◆ What to produce ◆
Repeat the data below exactly, dropping any pictures it holds.

◆ Input ◆

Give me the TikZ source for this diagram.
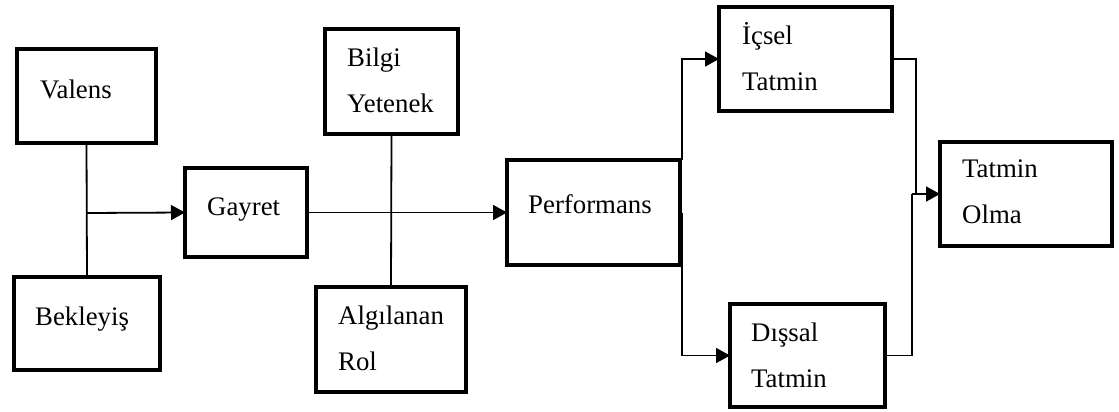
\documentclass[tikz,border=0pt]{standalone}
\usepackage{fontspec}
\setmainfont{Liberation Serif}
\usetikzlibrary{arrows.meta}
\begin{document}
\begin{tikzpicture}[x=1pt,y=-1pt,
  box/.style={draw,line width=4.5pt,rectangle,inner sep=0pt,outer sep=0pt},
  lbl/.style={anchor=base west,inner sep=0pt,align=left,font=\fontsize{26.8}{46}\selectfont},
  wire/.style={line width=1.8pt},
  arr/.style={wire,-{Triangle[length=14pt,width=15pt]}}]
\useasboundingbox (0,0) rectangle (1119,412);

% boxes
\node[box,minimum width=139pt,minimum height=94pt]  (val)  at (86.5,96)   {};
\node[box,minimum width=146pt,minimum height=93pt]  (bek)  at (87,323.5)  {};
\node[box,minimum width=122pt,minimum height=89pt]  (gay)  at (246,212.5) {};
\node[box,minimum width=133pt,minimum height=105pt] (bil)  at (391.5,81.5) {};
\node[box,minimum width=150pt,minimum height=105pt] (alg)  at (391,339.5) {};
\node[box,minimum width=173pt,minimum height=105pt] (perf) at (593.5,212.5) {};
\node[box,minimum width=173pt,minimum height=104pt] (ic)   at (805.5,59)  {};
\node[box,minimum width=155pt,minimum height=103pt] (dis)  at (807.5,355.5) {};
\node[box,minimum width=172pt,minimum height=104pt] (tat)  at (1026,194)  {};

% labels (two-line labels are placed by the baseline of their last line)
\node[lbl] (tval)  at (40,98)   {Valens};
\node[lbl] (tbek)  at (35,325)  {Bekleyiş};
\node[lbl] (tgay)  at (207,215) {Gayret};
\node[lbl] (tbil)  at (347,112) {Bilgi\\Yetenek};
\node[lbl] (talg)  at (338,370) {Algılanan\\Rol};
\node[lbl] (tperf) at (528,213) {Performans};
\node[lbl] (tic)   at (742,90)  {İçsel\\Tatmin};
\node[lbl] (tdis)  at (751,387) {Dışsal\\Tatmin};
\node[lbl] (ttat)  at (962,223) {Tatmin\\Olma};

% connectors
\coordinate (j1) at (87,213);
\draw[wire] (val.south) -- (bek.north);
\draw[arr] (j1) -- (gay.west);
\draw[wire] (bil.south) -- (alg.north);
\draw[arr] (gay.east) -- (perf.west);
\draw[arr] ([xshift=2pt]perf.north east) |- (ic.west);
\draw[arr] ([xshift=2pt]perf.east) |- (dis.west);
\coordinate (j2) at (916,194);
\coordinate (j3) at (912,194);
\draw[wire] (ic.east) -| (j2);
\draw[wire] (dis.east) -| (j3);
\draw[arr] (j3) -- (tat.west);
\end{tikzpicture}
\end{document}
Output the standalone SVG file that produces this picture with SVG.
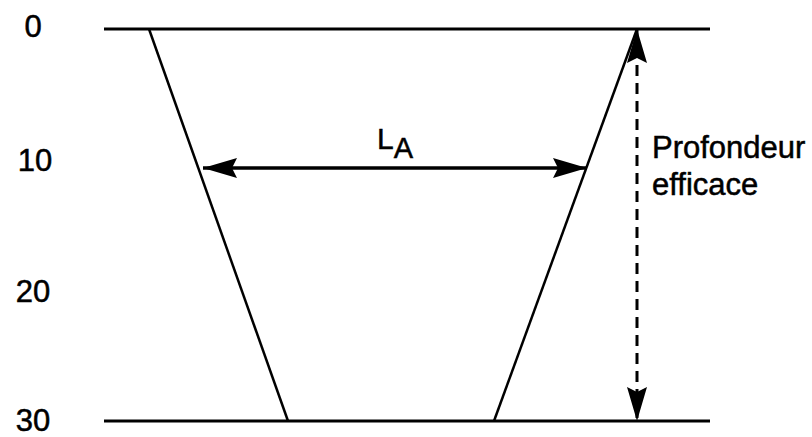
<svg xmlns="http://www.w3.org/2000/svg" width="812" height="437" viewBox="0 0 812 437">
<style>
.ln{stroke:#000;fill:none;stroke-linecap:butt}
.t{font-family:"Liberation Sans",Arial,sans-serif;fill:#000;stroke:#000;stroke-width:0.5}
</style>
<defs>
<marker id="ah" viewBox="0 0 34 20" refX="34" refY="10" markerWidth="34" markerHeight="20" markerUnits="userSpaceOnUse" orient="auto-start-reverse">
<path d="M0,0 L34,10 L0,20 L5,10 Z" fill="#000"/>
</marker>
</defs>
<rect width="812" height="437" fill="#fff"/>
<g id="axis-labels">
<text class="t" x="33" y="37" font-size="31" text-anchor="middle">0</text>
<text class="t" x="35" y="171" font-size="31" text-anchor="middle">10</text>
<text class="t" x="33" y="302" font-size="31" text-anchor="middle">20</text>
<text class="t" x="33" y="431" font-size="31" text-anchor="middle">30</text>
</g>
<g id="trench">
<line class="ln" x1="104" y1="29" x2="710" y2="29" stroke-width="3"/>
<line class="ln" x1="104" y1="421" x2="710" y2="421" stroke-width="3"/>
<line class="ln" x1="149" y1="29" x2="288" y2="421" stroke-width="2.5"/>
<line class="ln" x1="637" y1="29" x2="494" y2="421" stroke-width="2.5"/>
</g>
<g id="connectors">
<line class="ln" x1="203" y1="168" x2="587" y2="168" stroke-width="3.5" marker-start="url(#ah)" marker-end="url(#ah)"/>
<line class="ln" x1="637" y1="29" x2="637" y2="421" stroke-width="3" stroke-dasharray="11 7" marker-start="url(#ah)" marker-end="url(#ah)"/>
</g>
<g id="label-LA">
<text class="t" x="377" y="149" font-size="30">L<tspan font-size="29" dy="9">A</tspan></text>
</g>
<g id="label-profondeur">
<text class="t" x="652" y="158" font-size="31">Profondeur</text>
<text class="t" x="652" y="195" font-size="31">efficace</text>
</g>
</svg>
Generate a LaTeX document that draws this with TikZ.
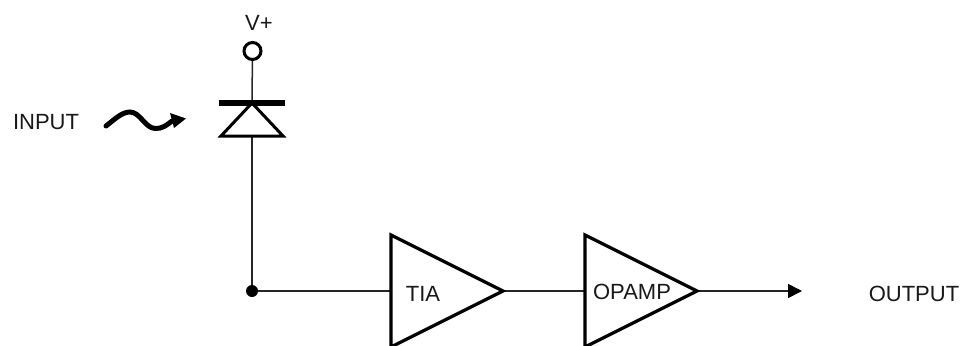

◆ Exercise result ◆
Give me the TikZ source for this diagram.
\documentclass[tikz,border=0pt]{standalone}
\usepackage{fontspec}
\setmainfont{Liberation Serif}
\usetikzlibrary{arrows.meta}
\begin{document}
\begin{tikzpicture}[x=1pt,y=-1pt,
  box/.style={draw,line width=4.5pt,rectangle,inner sep=0pt,outer sep=0pt},
  lbl/.style={anchor=base west,inner sep=0pt,align=left,font=\fontsize{26.8}{46}\selectfont},
  wire/.style={line width=1.8pt},
  arr/.style={wire,-{Triangle[length=14pt,width=15pt]}}]
\useasboundingbox (0,0) rectangle (1119,412);

% boxes
\node[box,minimum width=139pt,minimum height=94pt]  (val)  at (86.5,96)   {};
\node[box,minimum width=146pt,minimum height=93pt]  (bek)  at (87,323.5)  {};
\node[box,minimum width=122pt,minimum height=89pt]  (gay)  at (246,212.5) {};
\node[box,minimum width=133pt,minimum height=105pt] (bil)  at (391.5,81.5) {};
\node[box,minimum width=150pt,minimum height=105pt] (alg)  at (391,339.5) {};
\node[box,minimum width=173pt,minimum height=105pt] (perf) at (593.5,212.5) {};
\node[box,minimum width=173pt,minimum height=104pt] (ic)   at (805.5,59)  {};
\node[box,minimum width=155pt,minimum height=103pt] (dis)  at (807.5,355.5) {};
\node[box,minimum width=172pt,minimum height=104pt] (tat)  at (1026,194)  {};

% labels (two-line labels are placed by the baseline of their last line)
\node[lbl] (tval)  at (40,98)   {Valens};
\node[lbl] (tbek)  at (35,325)  {Bekleyiş};
\node[lbl] (tgay)  at (207,215) {Gayret};
\node[lbl] (tbil)  at (347,112) {Bilgi\\Yetenek};
\node[lbl] (talg)  at (338,370) {Algılanan\\Rol};
\node[lbl] (tperf) at (528,213) {Performans};
\node[lbl] (tic)   at (742,90)  {İçsel\\Tatmin};
\node[lbl] (tdis)  at (751,387) {Dışsal\\Tatmin};
\node[lbl] (ttat)  at (962,223) {Tatmin\\Olma};

% connectors
\coordinate (j1) at (87,213);
\draw[wire] (val.south) -- (bek.north);
\draw[arr] (j1) -- (gay.west);
\draw[wire] (bil.south) -- (alg.north);
\draw[arr] (gay.east) -- (perf.west);
\draw[arr] ([xshift=2pt]perf.north east) |- (ic.west);
\draw[arr] ([xshift=2pt]perf.east) |- (dis.west);
\coordinate (j2) at (916,194);
\coordinate (j3) at (912,194);
\draw[wire] (ic.east) -| (j2);
\draw[wire] (dis.east) -| (j3);
\draw[arr] (j3) -- (tat.west);
\end{tikzpicture}
\end{document}
Output the standalone SVG file that produces this picture with SVG.
<svg xmlns="http://www.w3.org/2000/svg" width="812" height="437" viewBox="0 0 812 437">
<style>
.ln{stroke:#000;fill:none;stroke-linecap:butt}
.t{font-family:"Liberation Sans",Arial,sans-serif;fill:#000;stroke:#000;stroke-width:0.5}
</style>
<defs>
<marker id="ah" viewBox="0 0 34 20" refX="34" refY="10" markerWidth="34" markerHeight="20" markerUnits="userSpaceOnUse" orient="auto-start-reverse">
<path d="M0,0 L34,10 L0,20 L5,10 Z" fill="#000"/>
</marker>
</defs>
<rect width="812" height="437" fill="#fff"/>
<g id="axis-labels">
<text class="t" x="33" y="37" font-size="31" text-anchor="middle">0</text>
<text class="t" x="35" y="171" font-size="31" text-anchor="middle">10</text>
<text class="t" x="33" y="302" font-size="31" text-anchor="middle">20</text>
<text class="t" x="33" y="431" font-size="31" text-anchor="middle">30</text>
</g>
<g id="trench">
<line class="ln" x1="104" y1="29" x2="710" y2="29" stroke-width="3"/>
<line class="ln" x1="104" y1="421" x2="710" y2="421" stroke-width="3"/>
<line class="ln" x1="149" y1="29" x2="288" y2="421" stroke-width="2.5"/>
<line class="ln" x1="637" y1="29" x2="494" y2="421" stroke-width="2.5"/>
</g>
<g id="connectors">
<line class="ln" x1="203" y1="168" x2="587" y2="168" stroke-width="3.5" marker-start="url(#ah)" marker-end="url(#ah)"/>
<line class="ln" x1="637" y1="29" x2="637" y2="421" stroke-width="3" stroke-dasharray="11 7" marker-start="url(#ah)" marker-end="url(#ah)"/>
</g>
<g id="label-LA">
<text class="t" x="377" y="149" font-size="30">L<tspan font-size="29" dy="9">A</tspan></text>
</g>
<g id="label-profondeur">
<text class="t" x="652" y="158" font-size="31">Profondeur</text>
<text class="t" x="652" y="195" font-size="31">efficace</text>
</g>
</svg>
Generate a LaTeX document that draws this with TikZ.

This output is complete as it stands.